Ji was just one of dozens of Chinese citizens who responded to the July 23, 2008, announcement by Liu Shaowu, the Beijing Organizing Committee for the Olympic Games (BOCOG) security director, that "people or protesters who want to express their personal opinions can go to do so" in line with "common practice in other countries." The Chinese government typically does not tolerate public protests; those that do occur are very quickly broken up and their participants detained. Over the following week, 149 people filed a total of 77 applications.

On August 18, China's official Xinhua News Agency announced that authorities had not approved any of them. Xinhua said that 74 of the cases were "properly addressed by relevant authorities or departments through consultations," without providing any details. The Chinese government imposed a tight security cordon around all three official protest zones in order to avert any spontaneous protests at the sites, although several surprise protests by advocates of Tibetan independence occurred in Beijing during the course of the Games.

The Chinese government made human rights improvements an explicit component of its bid to the International Olympic Committee (IOC) for the 2008 Games. Human Rights Watch and other organizations extensively documented rights abuses related to the Beijing Games, including media freedom restrictions, violations of the rights of migrant workers, and abuses linked to evictions and demolitions to build Olympics infrastructure. However, the IOC consistently failed to speak out forcefully about human rights abuses directly related to the preparations for and execution of the Beijing Olympics. An official IOC review of the Beijing Olympics released in November 2008 praised the Games as an "indisputable success" without mention of the numerous documented Olympic-related human rights and press freedom violations.

"It is hard to square any measure of ‘success' with freedom of expression being crushed," said Richardson. "It is incumbent on the IOC to publicly protest Ji's conviction to the Chinese government, and to adopt a permanent human rights mechanism for evaluating and benchmarking future prospective Olympic host cities."

Human Rights Watch said that Ji's conviction is part of a broader campaign against dissent and perceived threats to the Chinese Communist Party's one-party rule linked to official concerns about possible unrest in 2009. Those concerns have been heightened by rising unemployment related to the global financial crisis and a series of highly sensitive anniversaries on the Chinese government's calendar this year, including the 20th anniversary of the June 3-4, 1989 Tiananmen massacre and the 60th anniversary of the founding of the People's Republic of China on October 1. The tightening on dissent in recent weeks has included:

  • January 7, 2009: China Human Rights Defenders reported that Wang Rongqing, a member of the Zhejiang province chapter of the outlawed China Democracy Party was sentenced to six years of imprisonment for "subversion of state power" by Hangzhou City Intermediate People's Court in Zhejiang province.
  • December 18, 2008: a Beijing court sentenced housing activist Ni Yulan to two years of imprisonment for "obstructing official duties." Ni's conviction was linked to events on April 15, 2008, when without warning, more than a dozen workers and police knocked down the wall surrounding Ni's house in Qianzheng hutong, in the central Xicheng district of Beijing.

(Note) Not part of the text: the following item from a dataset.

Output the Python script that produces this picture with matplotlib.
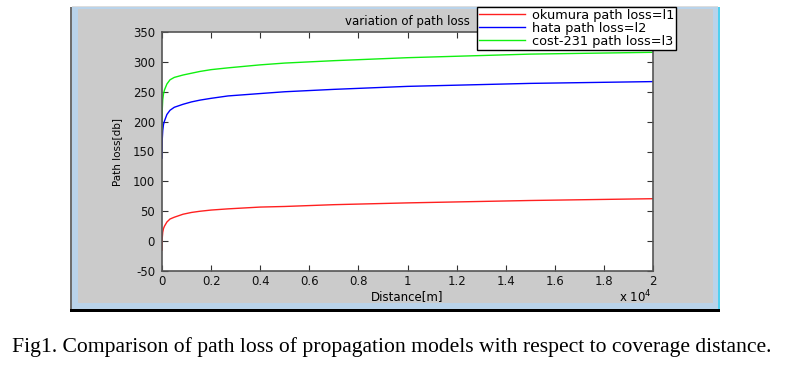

According to her husband, Dong Jiqin, when Ni tried to protect her home, she was hit on the head with a brick and dragged to the ground by one of the demolition workers. Police detained Ni and accused her of assaulting a demolition worker.
  • December 8, 2008: police detained Liu Xioabo under "residential surveillance." Liu is a writer, a former Beijing Normal University professor, the director of the independent Chinese PEN Center, and a veteran of the 1989 Tiananmen Square protests. Liu's detention, which his lawyer has since described as "residential surveillance," came just hours after the circulation of an online petition he helped organize which calls for greater development of human rights and the reform of China's one-party political system. Many of the other original 303 signatories of the petition, Charter '08, which represent a cross-section of China's intelligentsia and include dissidents, scholars, journalists and artists, have been the targets of Chinese police harassment and intimidation.

The Chinese government's conviction of Ji and its ongoing harassment, intimidation, and detention of other dissidents is occurring just weeks ahead of the United Nation's Universal Periodic Review (UPR) of China's human rights record on February 9, 2009, in Geneva. Moreover, the crackdown is occurring despite the announced release sometime early this year of the Chinese government's new official "human rights action plan."

"If the Chinese government wants the world to take seriously its claims that its citizens ‘... have freedom of speech ... (and the) right to criticize and make suggestions to any state organs,' it needs to exonerate and release Ji Sizun immediately," Richardson said.  "The Chinese government should be aware that its imminent ‘national human rights action plan' will not be credible so long as the government continues to persecute citizens for trying to exercise their constitutionally guaranteed rights."